■ WHAT IS EXPECTED:
Reproduce exactly only the lines from the line that holds "Give me the matplotlib source for this chart." to the line that holds "mse_a = [0.027, 0.026, 0.012, 0.032, 0.026, 0.027]", inclusive, in the listing below, and please leave out every picture.

■ DATA IN THIS EXERCISE:

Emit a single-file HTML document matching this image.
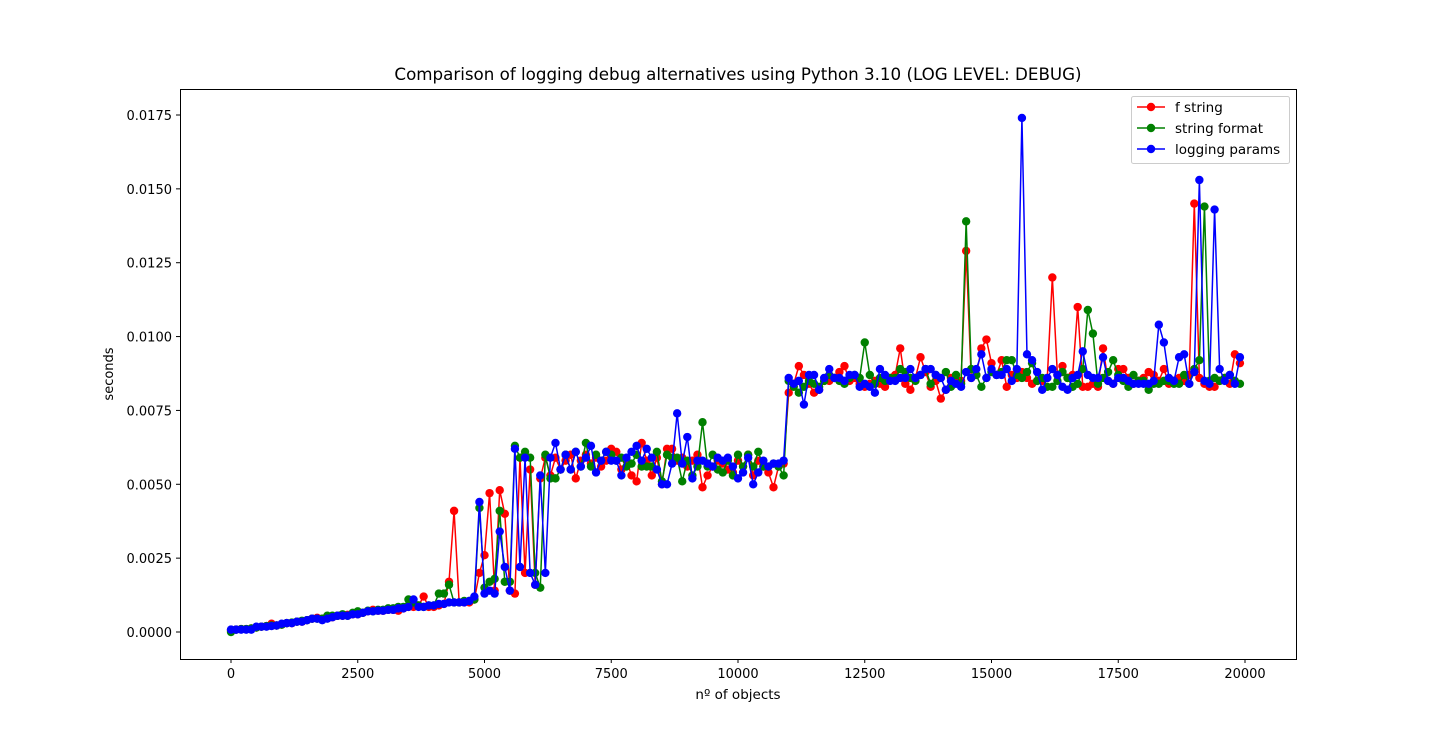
<!DOCTYPE html>
<html><head><meta charset="utf-8"><style>
body{margin:0;background:#fff;}
svg{display:block;font-family:"DejaVu Sans","Liberation Sans",sans-serif;}
</style></head><body>
<svg id="chart" width="1440" height="740" viewBox="0 0 1440 740">
<rect width="1440" height="740" fill="#fff"/>
<text x="738" y="80" font-size="16.7" text-anchor="middle">Comparison of logging debug alternatives using Python 3.10 (LOG LEVEL: DEBUG)</text>
<g id="series"></g>
<rect x="180.5" y="89.5" width="1116" height="570" fill="none" stroke="#000" stroke-width="1"/>
<g id="axes"></g>
<text x="738" y="699" font-size="13.5" text-anchor="middle">nº of objects</text>
<text x="0" y="0" font-size="13" text-anchor="middle" transform="translate(113,374) rotate(-90)">seconds</text>
<g id="legend">
<rect x="1131.5" y="96.5" width="158" height="67" fill="#fff" fill-opacity="0.8" stroke="#ccc" rx="2"/>
</g>
</svg>
<script>
const seriesNames = ["f string","string format","logging params"];
const seriesColors = ["#ff0000","#008000","#0000ff"];
const xTicks = [0,2500,5000,7500,10000,12500,15000,17500,20000];
const yTicks = [0,0.0025,0.005,0.0075,0.01,0.0125,0.015,0.0175];
const yTickLabels = ["0.0000","0.0025","0.0050","0.0075","0.0100","0.0125","0.0150","0.0175"];
// values in milliseconds, x = index*100
const fString = [0.05,0.08,0.1,0.1,0.12,0.15,0.18,0.2,0.28,0.22,
0.25,0.3,0.3,0.35,0.35,0.4,0.45,0.48,0.45,0.5,
0.5,0.55,0.55,0.58,0.6,0.6,0.65,0.7,0.75,0.72,
0.72,0.75,0.75,0.72,0.8,0.85,0.85,0.9,1.2,0.85,
0.85,0.9,0.95,1.7,4.1,1.0,1.0,1.0,1.1,2.0,
2.6,4.7,1.4,4.8,4.0,1.4,1.3,5.9,2.0,5.5,
1.6,5.2,5.9,5.3,5.9,5.5,5.8,6.0,5.2,5.8,
6.0,5.7,5.9,5.6,5.8,6.2,6.1,5.5,5.8,5.3,
5.1,6.4,5.8,5.3,5.9,5.0,6.2,6.2,5.8,5.9,
5.6,5.8,6.0,4.9,5.3,5.6,5.8,5.7,5.5,5.4,
5.8,5.6,6.0,5.3,5.8,5.6,5.4,4.9,5.6,5.7,
8.1,8.4,9.0,8.7,8.4,8.1,8.2,8.5,8.5,8.6,
8.8,9.0,8.5,8.6,8.4,8.3,8.4,8.5,8.4,8.3,
8.6,8.7,9.6,8.4,8.2,8.6,9.3,8.8,8.3,8.5,
7.9,8.2,8.6,8.5,8.5,12.9,8.6,8.7,9.6,9.9,
9.1,8.7,9.2,8.3,8.7,8.6,8.8,8.6,8.4,8.5,
8.5,8.6,12.0,8.7,9.0,8.6,8.7,11.0,8.3,8.3,
8.4,8.3,9.6,8.5,8.4,8.9,8.9,8.6,8.4,8.5,
8.6,8.8,8.7,8.5,8.9,8.4,8.5,8.6,8.5,8.7,
14.5,8.6,8.4,8.3,8.3,8.5,8.6,8.4,9.4,9.1];
const stringFormat = [0.0,0.08,0.1,0.1,0.12,0.15,0.18,0.2,0.22,0.22,
0.25,0.3,0.32,0.35,0.38,0.4,0.45,0.45,0.45,0.55,
0.55,0.55,0.6,0.55,0.65,0.7,0.65,0.72,0.7,0.75,
0.75,0.8,0.8,0.85,0.85,1.1,1.0,0.9,0.85,0.9,
0.9,1.3,1.3,1.6,1.0,1.0,1.05,1.05,1.1,4.2,
1.5,1.7,1.8,4.1,1.7,1.7,6.3,5.9,6.1,5.9,
2.0,1.5,6.0,5.2,5.2,5.5,6.0,5.5,6.1,5.6,
6.4,5.6,6.0,5.8,6.1,6.0,5.8,5.9,5.6,5.7,
6.0,5.6,5.6,5.6,6.1,5.1,6.0,5.9,5.9,5.1,
5.8,5.3,5.6,7.1,5.6,6.0,5.5,5.4,5.8,5.3,
6.0,5.6,6.0,5.6,6.1,5.6,5.6,5.7,5.6,5.3,
8.5,8.3,8.1,8.3,8.5,8.4,8.3,8.5,8.7,8.6,
8.5,8.4,8.6,8.7,8.6,9.8,8.7,8.4,8.6,8.5,
8.6,8.6,8.9,8.8,8.6,8.5,8.7,8.9,8.4,8.7,
8.6,8.8,8.3,8.7,8.4,13.9,8.9,8.7,8.3,8.6,
8.8,8.7,8.8,9.2,9.2,8.7,8.6,8.8,9.1,8.5,
8.6,8.3,8.3,8.5,8.8,8.6,8.3,8.4,8.9,10.9,
10.1,8.4,8.6,8.8,9.2,8.7,8.5,8.3,8.7,8.5,
8.5,8.2,8.4,8.4,8.5,8.5,8.4,8.4,8.7,8.4,
8.9,9.2,14.4,8.5,8.6,8.5,8.6,8.7,8.5,8.4];
const loggingParams = [0.08,0.08,0.08,0.08,0.08,0.18,0.18,0.18,0.2,0.22,
0.28,0.3,0.3,0.35,0.35,0.4,0.45,0.45,0.4,0.45,
0.5,0.55,0.55,0.55,0.6,0.6,0.65,0.7,0.7,0.72,
0.72,0.75,0.75,0.8,0.8,0.85,1.1,0.85,0.85,0.9,
0.9,0.95,0.95,1.0,1.0,1.0,1.0,1.05,1.2,4.4,
1.3,1.4,1.3,3.4,2.2,1.4,6.2,2.2,5.9,2.0,
1.6,5.3,2.0,5.9,6.4,5.5,6.0,5.5,6.1,5.6,
5.9,6.3,5.4,5.8,6.1,5.8,5.8,5.3,5.9,6.1,
6.3,5.8,6.2,5.9,5.5,5.0,5.0,5.7,7.4,5.7,
6.6,5.2,5.8,5.8,5.7,5.6,5.9,5.8,5.9,5.6,
5.2,5.4,5.9,5.0,5.4,5.8,5.6,5.7,5.7,5.8,
8.6,8.4,8.5,7.7,8.7,8.7,8.2,8.6,8.9,8.6,
8.6,8.5,8.7,8.7,8.3,8.4,8.3,8.1,8.9,8.7,
8.5,8.5,8.6,8.6,8.9,8.6,8.7,8.9,8.9,8.7,
8.6,8.2,8.5,8.4,8.3,8.8,8.6,8.9,9.4,8.6,
8.9,8.7,8.7,8.9,8.5,8.9,17.4,9.4,9.2,8.8,
8.2,8.6,8.9,8.7,8.3,8.2,8.6,8.7,9.5,8.7,
8.6,8.6,9.3,8.5,8.4,8.6,8.6,8.5,8.4,8.4,
8.4,8.4,8.5,10.4,9.8,8.6,8.5,9.3,9.4,8.4,
8.8,15.3,8.5,8.4,14.3,8.9,8.5,8.7,8.4,9.3];
const allSeries = [fString, stringFormat, loggingParams];

const L=180, R=1296, T=89, B=659;
const x0px=231, x1px=1245, y0px=632, y1px=115;
function xScale(v){return x0px + v/20000*(x1px-x0px);}
function yScale(v){return y0px - v/0.0175*(y0px-y1px);}
const NS="http://www.w3.org/2000/svg";
function mk(tag, attrs){const e=document.createElementNS(NS,tag);for(const k in attrs)e.setAttribute(k,attrs[k]);return e;}

const axes=document.getElementById('axes');
xTicks.forEach((t,i)=>{
  const px=xScale(t);
  const ln=mk('line',{x1:px,x2:px,y1:B,y2:B+4,stroke:'#000'});
  
  
  axes.appendChild(ln);
  const tx=mk('text',{x:px,y:B+19,'font-size':13,'text-anchor':'middle'});
  
  
  tx.textContent=String(t);
  axes.appendChild(tx);
});
yTicks.forEach((t,i)=>{
  const py=yScale(t);
  const ln=mk('line',{x1:L-4,x2:L,y1:py,y2:py,stroke:'#000'});
  
  
  axes.appendChild(ln);
  const tx=mk('text',{x:L-8,y:py+5,'font-size':13,'text-anchor':'end'});
  
  
  tx.textContent=yTickLabels[i];
  axes.appendChild(tx);
});

const sg=document.getElementById('series');
allSeries.forEach((arr,si)=>{
  const g=mk('g',{});
  
  
  const pts=arr.map((v,i)=>xScale(i*100).toFixed(2)+','+yScale(v/1000).toFixed(2)).join(' ');
  const pl=mk('polyline',{points:pts,fill:'none',stroke:seriesColors[si],'stroke-width':1.5,'stroke-linejoin':'round'});
  
  
  g.appendChild(pl);
  arr.forEach((v,i)=>{
    const c=mk('circle',{cx:xScale(i*100),cy:yScale(v/1000),r:4.2,fill:seriesColors[si]});
    
    
    g.appendChild(c);
  });
  sg.appendChild(g);
});

const lg=document.getElementById('legend');
seriesNames.forEach((n,i)=>{
  const y=107+i*21;
  const ln=mk('line',{x1:1137,x2:1165,y1:y,y2:y,stroke:seriesColors[i],'stroke-width':1.5});
  
  
  lg.appendChild(ln);
  const c=mk('circle',{cx:1151,cy:y,r:4.2,fill:seriesColors[i]});
  
  
  lg.appendChild(c);
  const t=mk('text',{x:1175,y:y+5,'font-size':13.5});
  
  
  t.textContent=n;
  lg.appendChild(t);
});
</script>
</body></html>
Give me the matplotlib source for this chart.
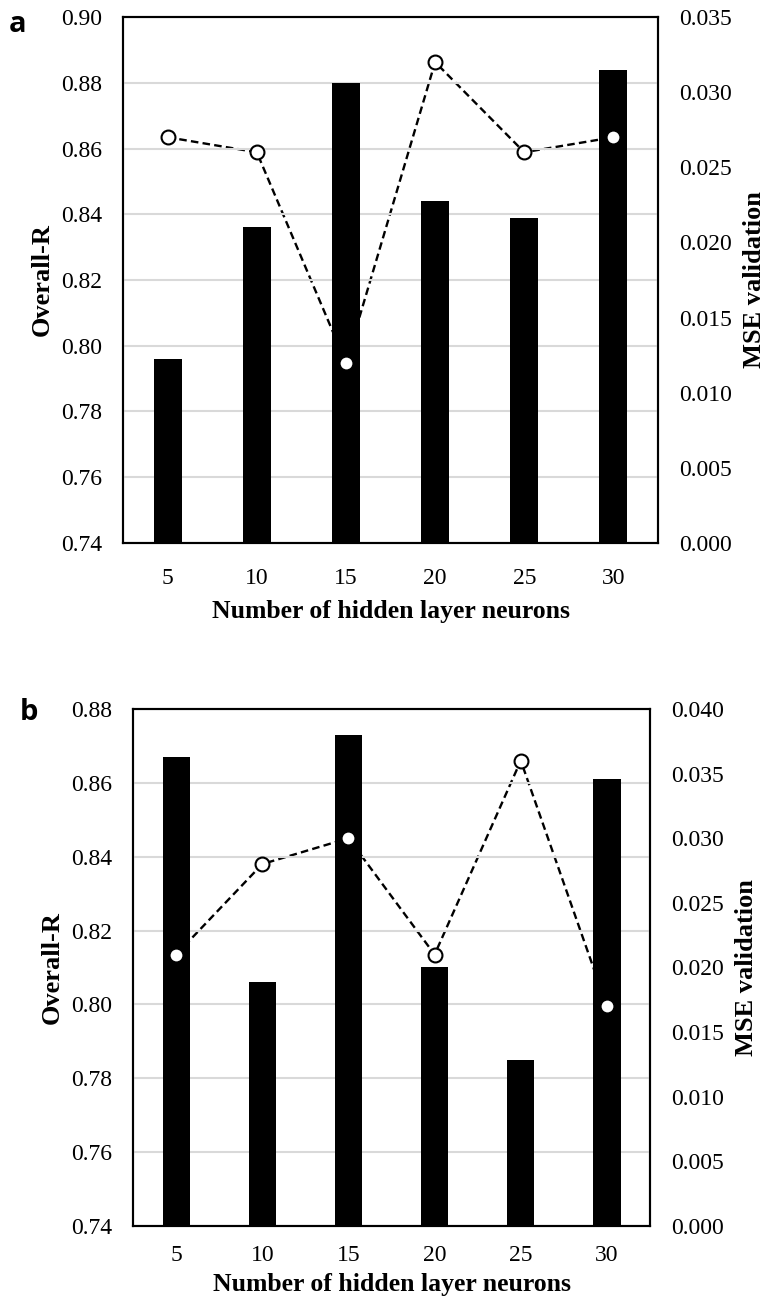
import matplotlib
matplotlib.use("Agg")
import matplotlib.pyplot as plt
import numpy as np

plt.rcParams['font.family'] = ['Liberation Serif', 'DejaVu Serif']

neurons = ["5", "10", "15", "20", "25", "30"]

# panel a
overall_r_a = [0.796, 0.836, 0.880, 0.844, 0.839, 0.884]
mse_a = [0.027, 0.026, 0.012, 0.032, 0.026, 0.027]

# panel b
overall_r_b = [0.867, 0.806, 0.873, 0.810, 0.785, 0.861]
mse_b = [0.021, 0.028, 0.030, 0.021, 0.036, 0.017]


def draw_panel(fig, rect, r_vals, mse_vals, r_lim, mse_lim, letter, letter_xy,
               xpad=18, xlabelpad=8):
    ax = fig.add_axes(rect)
    ax2 = ax.twinx()
    # left axis on top so the bars hide the dashed line
    ax.set_zorder(ax2.get_zorder() + 1)
    ax.patch.set_visible(False)

    x = np.arange(len(neurons))
    ax.bar(x, r_vals, width=0.315, color='black', zorder=3)
    ax2.plot(x, mse_vals, color='black', linestyle=(0, (3.2, 1.8)), linewidth=1.7, zorder=2)
    # markers drawn above the bars
    ax.plot(x, mse_vals, transform=ax2.transData, linestyle='none', marker='o',
            markersize=10, markerfacecolor='white', markeredgecolor='black',
            markeredgewidth=1.5, zorder=5, clip_on=False)

    ax.set_xlim(-0.5, len(neurons) - 0.5)
    ax.set_ylim(*r_lim)
    ax2.set_ylim(*mse_lim)
    r_ticks = np.arange(r_lim[0], r_lim[1] + 0.001, 0.02)
    ax.set_yticks(r_ticks)
    ax.set_yticklabels([f"{v:.2f}" for v in r_ticks])
    m_ticks = np.arange(0, mse_lim[1] + 0.0001, 0.005)
    ax2.set_yticks(m_ticks)
    ax2.set_yticklabels([f"{v:.3f}" for v in m_ticks])
    ax.set_xticks(x)
    ax.set_xticklabels(neurons)

    ax.yaxis.grid(True, color='#d9d9d9', linewidth=1.5, zorder=0)
    ax.set_axisbelow(True)
    ax.tick_params(axis='y', length=0, labelsize=17, pad=15)
    ax.tick_params(axis='x', length=0, labelsize=17, pad=xpad)
    ax2.tick_params(length=0, labelsize=17, pad=15)
    for sp in list(ax.spines.values()) + list(ax2.spines.values()):
        sp.set_linewidth(1.5)

    ax.set_xlabel("Number of hidden layer neurons", fontsize=18.5, fontweight='bold',
                  labelpad=xlabelpad)
    ax.set_ylabel("Overall-R", fontsize=19, fontweight='bold', labelpad=5)
    ax2.set_ylabel("MSE validation", fontsize=19, fontweight='bold', labelpad=8)

    fig.text(letter_xy[0], letter_xy[1], letter, fontsize=21, fontweight='bold',
             family=['Open Sans', 'DejaVu Sans'], va='center', ha='left')
    return ax


fig = plt.figure(figsize=(7.69, 13.09), dpi=100)
draw_panel(fig, [0.160, 0.5852, 0.6957, 0.4018], overall_r_a, mse_a,
           (0.74, 0.90), (0.0, 0.035), "a", (0.012, 1 - 24 / 1309))
draw_panel(fig, [0.173, 0.0634, 0.6723, 0.3950], overall_r_b, mse_b,
           (0.74, 0.88), (0.0, 0.040), "b", (0.026, 1 - 712 / 1309),
           xpad=14, xlabelpad=5)

fig.savefig("out.png", dpi=100)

■ EXERCISE ANSWER:
Give me the matplotlib source for this chart.
import matplotlib
matplotlib.use("Agg")
import matplotlib.pyplot as plt
import numpy as np

plt.rcParams['font.family'] = ['Liberation Serif', 'DejaVu Serif']

neurons = ["5", "10", "15", "20", "25", "30"]

# panel a
overall_r_a = [0.796, 0.836, 0.880, 0.844, 0.839, 0.884]
mse_a = [0.027, 0.026, 0.012, 0.032, 0.026, 0.027]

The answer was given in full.